Wednesday 29 June 2011

First vegan in the Tour (well, almost)

Garmin-Cervélo rider and time trial specialist David Zabriskie may be a long way from favourite in this year's Tour de France, but he's guaranteed one first - he's the first vegan to compete in the race.

Veganism omits all animal products from the diet, unlike vegetarianism which omits only those that require the slaughter of an animal, which means none of the meat, eggs and dairy that professional cyclists traditionally consume in enormous quantities to ensure they take onboard sufficient protein and iron. However, Zabriskie didn't adopt the diet for the usual ethical reasons - he decided to give it a try after tests revealed that food sensitivity was a likely culprit behind a series of medical problems from which he had been suffering. He then began cutting out all meat from his diet and, when beneficial results became noticeable, he cut out dairy as well.
Zabriskie at the 2007 Tour de France
"I'm seeing food in terms of how it will make me think and will it give me clarity," says the 32-year-old who has won stages in all three Grand Tours, adding that since becoming vegan the rash and canker sores from which he used to suffer have cleared up and even claiming his vision has improved. This is not without precedent - many people who adopt veganism make similar claims, suggesting that sensitivity to meat and dairy is behind a host of common ailments. It's not for everyone, however - remaining healthy on a vegan diet, especially if one is to compete in events that place such high-stress demands on the body as professional cycling does, requires thought and attention if the body is not to be starved of essential nutrients. Some people who are unwilling to give their food intake that much consideration find they become ill as a result.

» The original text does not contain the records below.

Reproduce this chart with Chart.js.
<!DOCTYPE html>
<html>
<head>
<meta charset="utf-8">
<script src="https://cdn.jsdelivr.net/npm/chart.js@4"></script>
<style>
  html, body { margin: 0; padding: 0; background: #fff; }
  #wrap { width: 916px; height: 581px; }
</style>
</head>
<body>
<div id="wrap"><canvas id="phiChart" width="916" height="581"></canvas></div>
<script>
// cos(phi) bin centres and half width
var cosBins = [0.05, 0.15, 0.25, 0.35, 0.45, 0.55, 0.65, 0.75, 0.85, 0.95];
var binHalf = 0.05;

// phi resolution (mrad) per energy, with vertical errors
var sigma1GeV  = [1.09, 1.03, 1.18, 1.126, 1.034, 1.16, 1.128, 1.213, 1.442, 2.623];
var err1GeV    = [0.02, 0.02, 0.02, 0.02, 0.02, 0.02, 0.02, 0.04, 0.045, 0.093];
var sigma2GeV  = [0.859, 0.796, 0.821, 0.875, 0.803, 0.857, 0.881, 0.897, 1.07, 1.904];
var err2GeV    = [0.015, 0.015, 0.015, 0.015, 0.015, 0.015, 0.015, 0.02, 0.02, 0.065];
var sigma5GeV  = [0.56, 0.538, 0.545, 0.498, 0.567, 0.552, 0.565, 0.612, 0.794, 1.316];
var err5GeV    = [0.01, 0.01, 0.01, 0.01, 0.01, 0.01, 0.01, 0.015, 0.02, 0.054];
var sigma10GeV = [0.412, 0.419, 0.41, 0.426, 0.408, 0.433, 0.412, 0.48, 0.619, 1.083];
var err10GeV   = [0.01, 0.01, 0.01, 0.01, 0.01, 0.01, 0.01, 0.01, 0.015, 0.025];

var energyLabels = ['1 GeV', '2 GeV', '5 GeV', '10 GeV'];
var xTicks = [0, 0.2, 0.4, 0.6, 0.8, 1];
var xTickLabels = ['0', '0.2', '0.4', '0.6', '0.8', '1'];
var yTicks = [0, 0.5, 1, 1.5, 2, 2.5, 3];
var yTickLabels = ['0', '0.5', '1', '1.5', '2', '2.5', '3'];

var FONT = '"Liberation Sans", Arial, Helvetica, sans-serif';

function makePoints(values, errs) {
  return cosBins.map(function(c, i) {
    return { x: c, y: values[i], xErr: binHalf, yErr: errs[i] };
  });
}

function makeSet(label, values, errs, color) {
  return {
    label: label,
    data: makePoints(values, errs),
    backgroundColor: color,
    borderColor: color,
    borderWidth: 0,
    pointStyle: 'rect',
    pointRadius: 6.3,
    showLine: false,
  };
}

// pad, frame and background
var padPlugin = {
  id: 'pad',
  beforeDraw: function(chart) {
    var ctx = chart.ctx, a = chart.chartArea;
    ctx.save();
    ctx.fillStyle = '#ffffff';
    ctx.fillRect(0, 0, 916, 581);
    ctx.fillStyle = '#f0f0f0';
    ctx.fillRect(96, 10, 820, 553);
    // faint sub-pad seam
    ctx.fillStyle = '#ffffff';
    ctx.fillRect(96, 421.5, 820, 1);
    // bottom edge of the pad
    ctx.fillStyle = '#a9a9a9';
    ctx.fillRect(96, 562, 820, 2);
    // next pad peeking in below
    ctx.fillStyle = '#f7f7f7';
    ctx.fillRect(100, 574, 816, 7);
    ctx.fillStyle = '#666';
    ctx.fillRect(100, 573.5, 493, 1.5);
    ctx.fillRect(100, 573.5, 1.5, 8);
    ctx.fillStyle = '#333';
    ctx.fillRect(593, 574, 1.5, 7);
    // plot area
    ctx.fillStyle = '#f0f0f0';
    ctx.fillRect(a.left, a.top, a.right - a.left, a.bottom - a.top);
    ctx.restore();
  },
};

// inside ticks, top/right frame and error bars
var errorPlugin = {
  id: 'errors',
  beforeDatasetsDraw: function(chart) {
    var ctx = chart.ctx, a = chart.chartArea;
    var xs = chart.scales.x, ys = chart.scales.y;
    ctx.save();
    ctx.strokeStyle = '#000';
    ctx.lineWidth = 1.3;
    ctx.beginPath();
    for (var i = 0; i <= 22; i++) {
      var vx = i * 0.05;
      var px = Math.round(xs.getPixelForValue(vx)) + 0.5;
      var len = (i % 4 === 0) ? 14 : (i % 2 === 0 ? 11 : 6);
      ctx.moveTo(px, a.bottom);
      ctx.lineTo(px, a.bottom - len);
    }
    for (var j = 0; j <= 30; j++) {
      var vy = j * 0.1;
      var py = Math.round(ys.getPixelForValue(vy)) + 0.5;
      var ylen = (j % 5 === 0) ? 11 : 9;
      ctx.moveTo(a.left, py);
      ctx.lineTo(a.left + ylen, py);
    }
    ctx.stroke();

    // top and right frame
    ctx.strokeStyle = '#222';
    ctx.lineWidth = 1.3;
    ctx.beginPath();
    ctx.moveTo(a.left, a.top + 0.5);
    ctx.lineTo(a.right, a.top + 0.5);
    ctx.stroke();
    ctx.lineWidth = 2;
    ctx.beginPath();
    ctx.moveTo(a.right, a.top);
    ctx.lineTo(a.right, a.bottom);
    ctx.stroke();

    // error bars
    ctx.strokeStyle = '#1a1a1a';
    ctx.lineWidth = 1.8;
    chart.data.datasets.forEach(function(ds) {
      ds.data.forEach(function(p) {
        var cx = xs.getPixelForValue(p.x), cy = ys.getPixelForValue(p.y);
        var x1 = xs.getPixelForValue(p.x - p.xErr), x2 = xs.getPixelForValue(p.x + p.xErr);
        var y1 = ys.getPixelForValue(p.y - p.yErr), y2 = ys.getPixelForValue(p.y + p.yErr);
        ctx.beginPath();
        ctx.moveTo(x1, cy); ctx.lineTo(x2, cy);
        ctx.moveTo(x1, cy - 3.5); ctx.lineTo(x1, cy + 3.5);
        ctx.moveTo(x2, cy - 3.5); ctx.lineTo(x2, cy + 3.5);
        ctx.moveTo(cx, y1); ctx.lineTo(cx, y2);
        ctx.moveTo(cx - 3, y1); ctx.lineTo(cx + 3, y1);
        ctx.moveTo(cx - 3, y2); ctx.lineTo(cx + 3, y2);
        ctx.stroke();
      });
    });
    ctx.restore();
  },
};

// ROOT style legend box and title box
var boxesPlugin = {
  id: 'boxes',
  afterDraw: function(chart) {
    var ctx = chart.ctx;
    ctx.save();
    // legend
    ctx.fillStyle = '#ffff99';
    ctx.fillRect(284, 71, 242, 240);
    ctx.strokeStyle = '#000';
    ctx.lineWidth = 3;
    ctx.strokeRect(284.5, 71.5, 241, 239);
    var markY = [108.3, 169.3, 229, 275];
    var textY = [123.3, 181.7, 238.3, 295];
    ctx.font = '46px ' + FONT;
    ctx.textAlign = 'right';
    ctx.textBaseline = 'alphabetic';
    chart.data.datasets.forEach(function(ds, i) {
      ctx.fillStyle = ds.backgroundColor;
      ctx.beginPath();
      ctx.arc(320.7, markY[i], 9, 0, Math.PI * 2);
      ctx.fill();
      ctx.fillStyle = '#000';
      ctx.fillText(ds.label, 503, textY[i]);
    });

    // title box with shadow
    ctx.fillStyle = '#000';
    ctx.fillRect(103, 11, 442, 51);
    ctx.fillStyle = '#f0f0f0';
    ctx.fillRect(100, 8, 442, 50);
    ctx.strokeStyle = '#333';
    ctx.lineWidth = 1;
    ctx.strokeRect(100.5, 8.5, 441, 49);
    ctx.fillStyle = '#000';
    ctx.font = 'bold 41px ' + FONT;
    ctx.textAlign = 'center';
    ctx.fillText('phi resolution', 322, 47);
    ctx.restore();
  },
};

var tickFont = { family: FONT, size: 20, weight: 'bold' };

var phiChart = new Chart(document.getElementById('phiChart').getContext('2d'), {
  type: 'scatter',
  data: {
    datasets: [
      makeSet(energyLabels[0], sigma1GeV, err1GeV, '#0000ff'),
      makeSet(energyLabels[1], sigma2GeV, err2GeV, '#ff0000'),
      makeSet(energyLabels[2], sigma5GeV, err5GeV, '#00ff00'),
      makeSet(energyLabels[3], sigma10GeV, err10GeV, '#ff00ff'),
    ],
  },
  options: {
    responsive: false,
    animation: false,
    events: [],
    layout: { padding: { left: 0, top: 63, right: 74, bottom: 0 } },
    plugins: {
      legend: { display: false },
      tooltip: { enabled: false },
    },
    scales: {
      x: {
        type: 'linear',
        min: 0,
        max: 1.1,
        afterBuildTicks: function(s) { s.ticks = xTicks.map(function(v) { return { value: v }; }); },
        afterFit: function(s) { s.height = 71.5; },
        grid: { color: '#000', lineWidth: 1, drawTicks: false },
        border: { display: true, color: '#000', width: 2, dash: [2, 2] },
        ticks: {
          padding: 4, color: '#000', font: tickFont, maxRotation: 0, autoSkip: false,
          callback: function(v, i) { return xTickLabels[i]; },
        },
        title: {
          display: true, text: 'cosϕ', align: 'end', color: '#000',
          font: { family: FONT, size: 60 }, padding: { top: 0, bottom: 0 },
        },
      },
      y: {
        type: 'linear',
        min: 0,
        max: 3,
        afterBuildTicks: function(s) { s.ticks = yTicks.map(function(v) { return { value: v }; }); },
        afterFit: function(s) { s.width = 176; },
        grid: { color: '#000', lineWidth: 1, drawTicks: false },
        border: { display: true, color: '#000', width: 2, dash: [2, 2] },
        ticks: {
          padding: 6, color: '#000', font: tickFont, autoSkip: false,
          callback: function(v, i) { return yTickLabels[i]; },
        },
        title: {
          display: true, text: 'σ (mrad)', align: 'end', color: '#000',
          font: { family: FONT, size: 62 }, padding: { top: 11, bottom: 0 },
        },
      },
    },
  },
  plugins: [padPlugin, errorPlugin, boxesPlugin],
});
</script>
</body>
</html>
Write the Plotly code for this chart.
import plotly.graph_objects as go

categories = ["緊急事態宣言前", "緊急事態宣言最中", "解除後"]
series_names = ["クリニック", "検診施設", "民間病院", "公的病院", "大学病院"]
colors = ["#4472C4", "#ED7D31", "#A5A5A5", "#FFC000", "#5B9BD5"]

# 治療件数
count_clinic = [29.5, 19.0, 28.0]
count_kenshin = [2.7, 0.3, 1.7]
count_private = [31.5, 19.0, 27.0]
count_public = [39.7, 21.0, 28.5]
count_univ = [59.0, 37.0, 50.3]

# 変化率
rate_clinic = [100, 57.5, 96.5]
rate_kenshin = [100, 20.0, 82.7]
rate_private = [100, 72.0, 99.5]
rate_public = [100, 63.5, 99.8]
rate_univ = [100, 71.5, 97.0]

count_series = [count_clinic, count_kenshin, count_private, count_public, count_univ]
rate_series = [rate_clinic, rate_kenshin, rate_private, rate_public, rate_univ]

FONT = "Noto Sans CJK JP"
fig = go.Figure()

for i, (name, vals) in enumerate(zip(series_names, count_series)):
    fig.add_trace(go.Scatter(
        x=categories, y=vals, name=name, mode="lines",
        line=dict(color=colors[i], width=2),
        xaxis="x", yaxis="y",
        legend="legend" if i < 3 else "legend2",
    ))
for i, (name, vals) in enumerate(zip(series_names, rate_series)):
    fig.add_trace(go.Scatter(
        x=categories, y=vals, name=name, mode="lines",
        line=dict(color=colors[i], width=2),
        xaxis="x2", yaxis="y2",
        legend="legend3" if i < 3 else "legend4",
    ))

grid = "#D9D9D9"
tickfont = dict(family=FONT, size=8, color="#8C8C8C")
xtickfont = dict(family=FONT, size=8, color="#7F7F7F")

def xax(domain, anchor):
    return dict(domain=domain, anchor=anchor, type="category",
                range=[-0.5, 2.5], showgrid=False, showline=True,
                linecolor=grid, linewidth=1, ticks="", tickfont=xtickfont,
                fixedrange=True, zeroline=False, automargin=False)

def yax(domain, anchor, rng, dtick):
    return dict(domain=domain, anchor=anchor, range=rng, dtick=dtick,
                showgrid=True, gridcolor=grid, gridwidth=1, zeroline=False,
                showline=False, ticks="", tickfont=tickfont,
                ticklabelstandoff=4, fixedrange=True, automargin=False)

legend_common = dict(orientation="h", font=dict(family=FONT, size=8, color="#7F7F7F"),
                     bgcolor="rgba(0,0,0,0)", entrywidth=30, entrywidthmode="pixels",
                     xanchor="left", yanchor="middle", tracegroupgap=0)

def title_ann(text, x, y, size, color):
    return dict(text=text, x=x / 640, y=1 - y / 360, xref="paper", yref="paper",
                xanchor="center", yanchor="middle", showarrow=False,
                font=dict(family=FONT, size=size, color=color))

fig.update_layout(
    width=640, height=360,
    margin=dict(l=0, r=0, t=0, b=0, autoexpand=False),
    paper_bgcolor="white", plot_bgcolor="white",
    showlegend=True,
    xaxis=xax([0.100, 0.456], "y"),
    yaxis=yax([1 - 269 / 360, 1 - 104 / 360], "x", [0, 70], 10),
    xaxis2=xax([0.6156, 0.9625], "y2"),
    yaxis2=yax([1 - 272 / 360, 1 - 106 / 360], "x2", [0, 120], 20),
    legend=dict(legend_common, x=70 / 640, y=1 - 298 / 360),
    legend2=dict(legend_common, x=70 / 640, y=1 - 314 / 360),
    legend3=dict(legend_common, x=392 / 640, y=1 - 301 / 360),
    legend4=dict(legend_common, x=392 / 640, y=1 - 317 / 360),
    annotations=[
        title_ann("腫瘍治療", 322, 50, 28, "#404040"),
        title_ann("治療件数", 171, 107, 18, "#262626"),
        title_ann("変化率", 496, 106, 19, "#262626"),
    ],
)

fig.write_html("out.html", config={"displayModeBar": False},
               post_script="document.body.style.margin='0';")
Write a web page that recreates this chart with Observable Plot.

The Tour de France, though, is not like other sporting events. The demands it places upon riders are beyond anything imaginable to most people, and as such Zabriskie feels that he's going to need to make allowances. Following consultation with dirt track and Superbike motorcycling champ Ben Bostrom, who has been a vegan for some years, he's decided that he will eat small amounts of fish twice a week in order to boost his ability to absorb iron and vitamins. That, unfortunately, means his success if he finishes the Tour (he finished three of the five in which he has competed. Among his Tour appearances is 2005, when he beat Lance Armstrong in the Stage 1 time trial), proponents of veganism will be reluctant to hail him as their new hero.

In an average day on the Tour, Zabriskie will eat for breakfast oatmeal with molasses, an apple, hemp and flax seeds, coconut butter, cacao nibs and nuts. For dinner he has white rice or pasta, salad with dark leafed plants and vegetables with particular emphasis on spinach, broccoli and others rich in iron. During the day, including whilst riding, he'll consume a variety of vegan energy bars, gels and shots, the vegan sports milkshake developed by triathlete and vegan advocate Brendan Brazier (made from brown rice, flax and hemp seeds) and dates. Post ride, he eats white rice flavoured with cinnamon and maple syrup (we were just thinking that all this sounds quite tasty, but the rice might take some getting used to), goji berries, protein drinks and more of the sports milshakes which are marketed in the USA as Vega shakes. With that in mind, it's pity that vegans will feel they can't give him the honour he deserves because even if he's going to eat a little bit of fish on the Tour he proves that, with care, a vegan diet is no reason why an athlete cannot perform at the top of the game. (Thanks to AwesomePower CC for the food info. Cheers, guys!)

Directeur sportif Jonathon Vaughters was at first unimpressed when news of Zabriskie's new diet reached him. However, when his rider explained what he was doing, he began to relent and gave permission, even offering the tip that Utah-born cyclist include plenty of dark-leaved plants such as spinach in his diet as these are high in iron. He also said that Zabriskie would be required to have regular blood tests to ensure levels of the globular protein ferritin, which stores and releases iron into the bloodstream allowing haemoglobin to carry oxygen to the muscles - but was surprised when the results showed that ferritin levels remained the same. Then, Zabriskie began to win more time trials than ever before, providing more evidence that although it might not be for everyone, veganism suits him very well indeed.